The $85 billion mega-merger between AT&T and Time Warner — the parent company of CNN — is widely expected to close by the end of the year, if not earlier, should it win government approval. But the question of whether it will be approved was raised this week, after the New York Times reported that the White House, which has an adversarial relationship with CNN, was considering using the deal as “leverage.”
Democratic senators reacted with dismay to the Times report and warned against any White House involvement in antitrust enforcement.
“Any political interference in antitrust enforcement is unacceptable,” Minnesota Sen. Amy Klobuchar wrote in a letter to Attorney General Jeff Sessions. “Even more concerning, in this instance, is that it appears that some advisers to the President may believe that it is appropriate for the government to use its law enforcement authority to alter or censor the press. Such an action would violate the First Amendment.”

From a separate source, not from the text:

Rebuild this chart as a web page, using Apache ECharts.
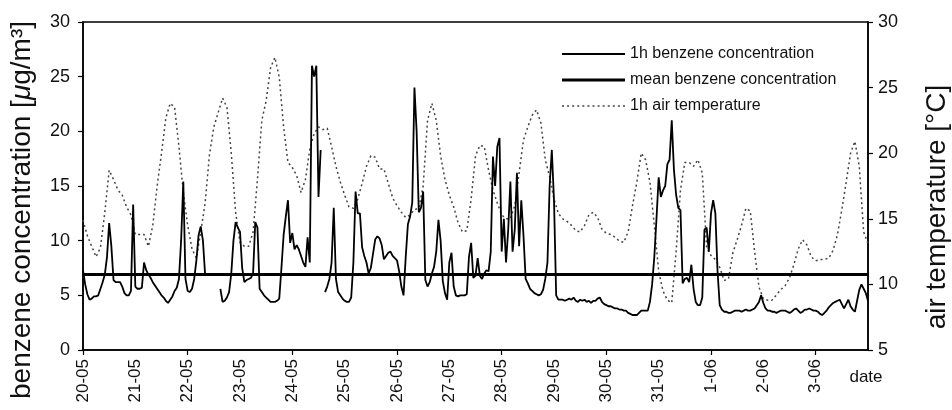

Fellow Minnesotan Sen. Al Franken, who opposes the merger, echoed Klobuchar’s sentiment in his own statement: “The Trump Administration’s war against the media must not influence the fate of this transaction.”
During the presidential campaign, when the deal between AT&T and Time Warner was announced, Mr. Trump promised to block the merger on its merits, calling it “a deal we will not approve in my administration because it’s too much concentration of power in the hands of too few.”
But his open war on CNN has been escalating in recent days. In Warsaw this week, Mr. Trump said CNN has been “fake news” for a long time. “They’ve been covering me in a very, very dishonest way,” he said.
And after CNN retracted a story linking Trump supporter Anthony Scaramucci to a Russian billionaire, causing three journalists to resign over the report, the president responded with a “Wow,” and wondered “about all the other phony stories they do.”
But animus aside, it’s not the White House that makes the call on whether the merger goes through.
That’s up to the FCC and the Justice Department. The FCC evaluates mergers on the basis of whether they’re in the public interest. In February, FCC Chairman Ajit Pai told the Wall Street Journal that his agency would likely not be reviewing the deal because no airwave licenses would be transferred. This was, according to the Journal, a development that investors had been watching for, since an FCC review is considered to to be broader than the antitrust review conducted by the Justice Department.
The AT&T-Time Warner merger is a vertical merger, meaning that the two companies are not direct competitors. This, according to the Journal, is one of the main reasons the companies are confident that the Justice Department won’t reject the deal on antitrust grounds.
Currently, the Justice Department does not have anyone heading the Antitrust Division, but Andrew Finch is currently serving as Acting Assistant Attorney General responsible for overseeing the division.